AMD has revealed what the company plans to do with its GPUs and CPUs in the next 5 years at the PC Cluster Consortium event in Osaka Japan, where AMD’s Junji Hayashi revealed the company’s roadmap.
During the event, AMD has focused on its graphics IP and the products that involved it, including discrete Radeon graphics cards and Radeon powered Accelerated Processing Units. There have been talks about AMD’s upcoming K12 ARM as well as the x86 Zen CPU core, including a strategy of how the company plans to introduce both x86 and ARM powered SOCs to the market in a pin for pin compatible platform code-named SkyBridge.
It is said that both CPUs are 64-bit capable parts coming in a 14nm FinFET ‘shell’, but one is based on the ARMv8 architecture while the other is based on the more traditional x86 AMD64 architecture, having them target the server, embedded, semi-custom and client markets.

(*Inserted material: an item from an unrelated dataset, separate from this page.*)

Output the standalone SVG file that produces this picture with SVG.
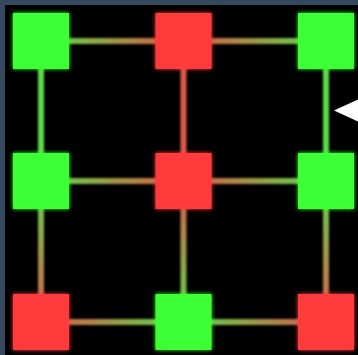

AMD has also talked about “many threads” revealing that the K12 will come with Simultaneous Multi-Threading (SMT) technology in contrast to the company’s Clustered Multi-Thread (CMT) technology we are able to see in the Bulldozer family. SMT essentially takes advantage of the various resources in the core which are underutilized and dedicate to an additional, slower, execution thread for added throughput. In contrast, CMT is looking for opportunities to share resources between two different CPU cores, instead of doing it inside a single CPU core.

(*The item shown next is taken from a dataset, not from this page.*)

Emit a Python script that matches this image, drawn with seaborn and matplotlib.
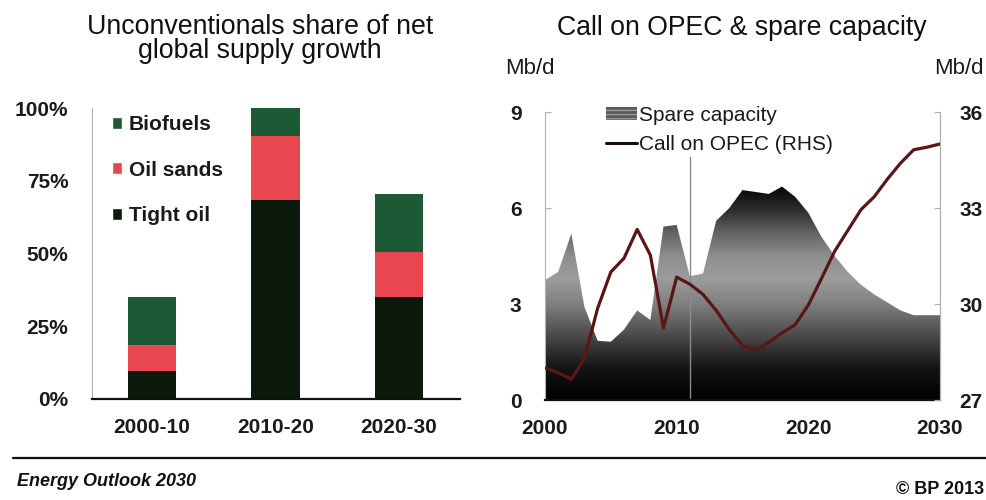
import numpy as np
import pandas as pd
import matplotlib
matplotlib.use("Agg")
import matplotlib.pyplot as plt
import seaborn as sns
from matplotlib.patches import Patch
from matplotlib.lines import Line2D
from matplotlib.colors import LinearSegmentedColormap

# ---------------- data ----------------
periods = ["2000-10", "2010-20", "2020-30"]
tight_oil = [9.5, 68.5, 35.0]
oil_sands = [9.0, 22.0, 15.5]
biofuels = [16.5, 9.5, 20.0]
pct_ticks = [0, 25, 50, 75, 100]
pct_labels = ["0%", "25%", "50%", "75%", "100%"]

years = list(range(2000, 2031))
spare_capacity = [3.75, 4.0, 5.2, 2.9, 1.85, 1.82, 2.2, 2.8, 2.5, 5.42, 5.47,
                  3.87, 3.95, 5.6, 6.0, 6.56, 6.5, 6.44, 6.67, 6.35, 5.85,
                  5.1, 4.5, 4.0, 3.6, 3.3, 3.05, 2.8, 2.65, 2.65, 2.65]
call_on_opec = [28.0, 27.85, 27.65, 28.3, 29.87, 31.0, 31.43, 32.33, 31.53, 29.25, 30.84,
                30.62, 30.3, 29.8, 29.2, 28.7, 28.55, 28.8, 29.1, 29.35, 29.97,
                30.8, 31.65, 32.3, 32.95, 33.35, 33.9, 34.4, 34.82, 34.9, 35.0]
history_end = 2011
lhs_ticks = [0, 3, 6, 9]
rhs_ticks = [27, 30, 33, 36]
year_ticks = [2000, 2010, 2020, 2030]

# ---------------- style ----------------
sns.set_theme(style="white")
plt.rcParams["font.family"] = ["Liberation Sans", "DejaVu Sans"]

C_TIGHT = "#0c1a0e"
C_SANDS = "#e8474f"
C_BIO = "#1c5a36"
C_LINE = "#5a1616"

fig = plt.figure(figsize=(9.86, 5.0), dpi=100)

# ---------------- left chart ----------------
axL = fig.add_axes([92 / 986, 1 - 399 / 500, (460 - 92) / 986, (399 - 108) / 500])
df = pd.DataFrame({"period": periods, "tight": tight_oil, "sands": oil_sands, "bio": biofuels})
df["tight_sands"] = df["tight"] + df["sands"]
df["total"] = df["tight_sands"] + df["bio"]

bw = 0.39
sns.barplot(data=df, x="period", y="total", color=C_BIO, saturation=1, width=bw,
            linewidth=0, ax=axL)
sns.barplot(data=df, x="period", y="tight_sands", color=C_SANDS, saturation=1, width=bw,
            linewidth=0, ax=axL)
sns.barplot(data=df, x="period", y="tight", color=C_TIGHT, saturation=1, width=bw,
            linewidth=0, ax=axL)

axL.set_xlim(-0.486, 2.494)
axL.set_ylim(0, 100)
axL.set_yticks(pct_ticks)
axL.set_yticklabels(pct_labels)
axL.set_xlabel("")
axL.set_ylabel("")
for s in ["top", "right"]:
    axL.spines[s].set_visible(False)
axL.spines["left"].set_color("#b0b0b0")
axL.spines["left"].set_linewidth(0.8)
axL.spines["bottom"].set_color("#111111")
axL.spines["bottom"].set_linewidth(1.6)
axL.tick_params(axis="y", direction="in", length=4, color="#b0b0b0", width=0.8,
                pad=17, labelsize=15)
axL.tick_params(axis="x", length=0, pad=14, labelsize=15)
for t in axL.get_xticklabels() + axL.get_yticklabels():
    t.set_fontweight("bold")
    t.set_color("#1a1a1a")

handlesL = [Patch(facecolor=C_BIO, label="Biofuels"),
            Patch(facecolor=C_SANDS, label="Oil sands"),
            Patch(facecolor=C_TIGHT, label="Tight oil")]
legL = axL.legend(handles=handlesL, loc="upper left", bbox_to_anchor=(112 / 986, 1 - 115 / 500),
                  bbox_transform=fig.transFigure, frameon=False, handlelength=0.5,
                  handleheight=0.5, handletextpad=0.3, labelspacing=1.28,
                  prop={"size": 15, "weight": "bold"}, borderaxespad=0, borderpad=0)
for t in legL.get_texts():
    t.set_color("#1a1a1a")

fig.text(260 / 986, 1 - 39 / 500, "Unconventionals share of net\nglobal supply growth",
         ha="center", va="center", fontsize=19.3, linespacing=0.95, color="#111111")

# ---------------- right chart ----------------
axR = fig.add_axes([545 / 986, 1 - 400 / 500, (940 - 545) / 986, (400 - 112) / 500])
axR.set_xlim(2000, 2030)
axR.set_ylim(0, 9)

poly = axR.fill_between(years, 0, spare_capacity, facecolor="none", edgecolor="none")
stops = [(0.0, "#000000"), (1.0 / 9, "#141414"), (2.0 / 9, "#4a4a4a"), (3.0 / 9, "#808080"),
         (3.8 / 9, "#9c9c9c"), (4.5 / 9, "#8e8e8e"), (5.2 / 9, "#666666"),
         (5.9 / 9, "#303030"), (6.6 / 9, "#080808"), (1.0, "#000000")]
cmap = LinearSegmentedColormap.from_list("spare", stops)
grad = np.linspace(0, 1, 400).reshape(-1, 1)
im = axR.imshow(grad, extent=[2000, 2030, 0, 9], origin="lower", aspect="auto",
                cmap=cmap, vmin=0, vmax=1, zorder=1)
im.set_clip_path(poly.get_paths()[0], transform=axR.transData)

axR.axvline(history_end, ymin=0, ymax=0.845, color="#8a8a8a", lw=1.0, zorder=2)

axR.set_yticks(lhs_ticks)
axR.set_xticks(year_ticks)
axR.spines["top"].set_visible(False)
axR.spines["left"].set_color("#b0b0b0")
axR.spines["left"].set_linewidth(0.8)
axR.spines["right"].set_color("#b0b0b0")
axR.spines["right"].set_linewidth(0.8)
axR.spines["bottom"].set_color("#111111")
axR.spines["bottom"].set_linewidth(1.6)
axR.tick_params(axis="y", direction="in", length=4, color="#b0b0b0", width=0.8,
                pad=17, labelsize=15)
axR.tick_params(axis="x", length=0, pad=14, labelsize=15)

ax2 = axR.twinx()
ax2.set_ylim(27, 36)
sns.lineplot(x=years, y=call_on_opec, ax=ax2, color=C_LINE, lw=2.3, zorder=3)
ax2.set_yticks(rhs_ticks)
ax2.spines["top"].set_visible(False)
ax2.spines["left"].set_visible(False)
ax2.spines["bottom"].set_visible(False)
ax2.spines["right"].set_color("#b0b0b0")
ax2.spines["right"].set_linewidth(0.8)
ax2.tick_params(axis="y", direction="in", length=4, color="#b0b0b0", width=0.8,
                pad=14, labelsize=15)
for t in axR.get_xticklabels() + axR.get_yticklabels() + ax2.get_yticklabels():
    t.set_fontweight("bold")
    t.set_color("#1a1a1a")

handlesR = [Patch(facecolor="#5a5a5a", edgecolor="#9a9a9a", hatch="----", lw=0,
                  label="Spare capacity"),
            Line2D([0], [0], color="#1a0a0a", lw=2.2, label="Call on OPEC (RHS)")]
legR = ax2.legend(handles=handlesR, loc="upper left", bbox_to_anchor=(606 / 986, 1 - 106 / 500),
                  bbox_transform=fig.transFigure, frameon=False, handlelength=1.5,
                  handleheight=0.55, handletextpad=0.1, labelspacing=0.48,
                  prop={"size": 15}, borderaxespad=0, borderpad=0)
for t in legR.get_texts():
    t.set_color("#1a1a1a")

fig.text(742 / 986, 1 - 28 / 500, "Call on OPEC & spare capacity", ha="center", va="center",
         fontsize=19.2, color="#111111")
fig.text(505 / 986, 1 - 68 / 500, "Mb/d", ha="left", va="center", fontsize=16, color="#1a1a1a")
fig.text(984 / 986, 1 - 68 / 500, "Mb/d", ha="right", va="center", fontsize=16, color="#1a1a1a")

# ---------------- footer ----------------
fig.add_artist(Line2D([13 / 986, 1.0], [1 - 458 / 500, 1 - 458 / 500], color="#111111",
                      lw=1.6, transform=fig.transFigure))
fig.text(17 / 986, 1 - 481 / 500, "Energy Outlook 2030", ha="left", va="center",
         fontsize=13, fontweight="bold", fontstyle="italic", color="#111111")
fig.text(984 / 986, 1 - 490 / 500, "© BP 2013", ha="right", va="center",
         fontsize=13, fontweight="bold", color="#111111")

fig.savefig("out.png", dpi=100, facecolor="white")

Hayashi also revealed AMD’s GPU roadmap, which reveals that the company is employing a two-year cadence to updating its GPU architecture inside APUs. It looks like the company will add Accelerated Processing Units with updated GPU architectures once every two years. The roadmap also reveals that AMD plans to introduce what it described as a High Performance Computing APU which carries a 200 – 300 watts TDP, having the company stating that the APU in question will excel in HPC applications.

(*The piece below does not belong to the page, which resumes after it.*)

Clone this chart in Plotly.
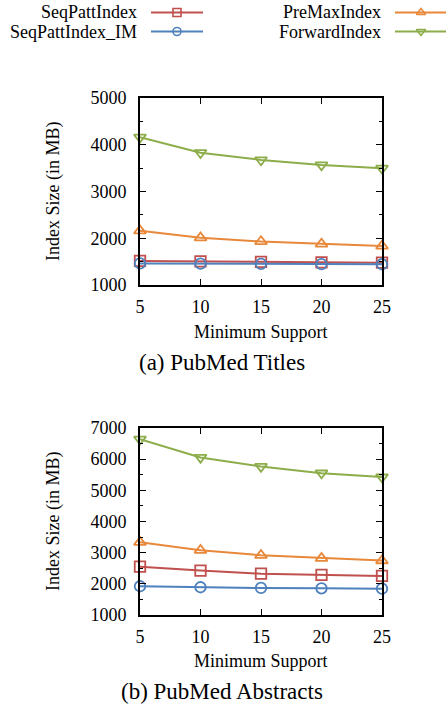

AMD apparently did not attempt to go with newer APUs in the future because it was not viable in terms of memory bandwidth. Instead, the company’s stacked High Bandwidth Memory will be used as an alternative, making the design extremely effective. The second generation of HBM is said to be 9 times faster than GDDR5 memory and 128 times faster than DDR3 memory.
The company has not revealed any code names for the GPU architectures, but a previous leak pointed out that the architecture will debut on 16nm FinFET and will be code-named Arctic Islands. More specific details about AMD’s products will be revealed in May at the Financial Analyst Day event.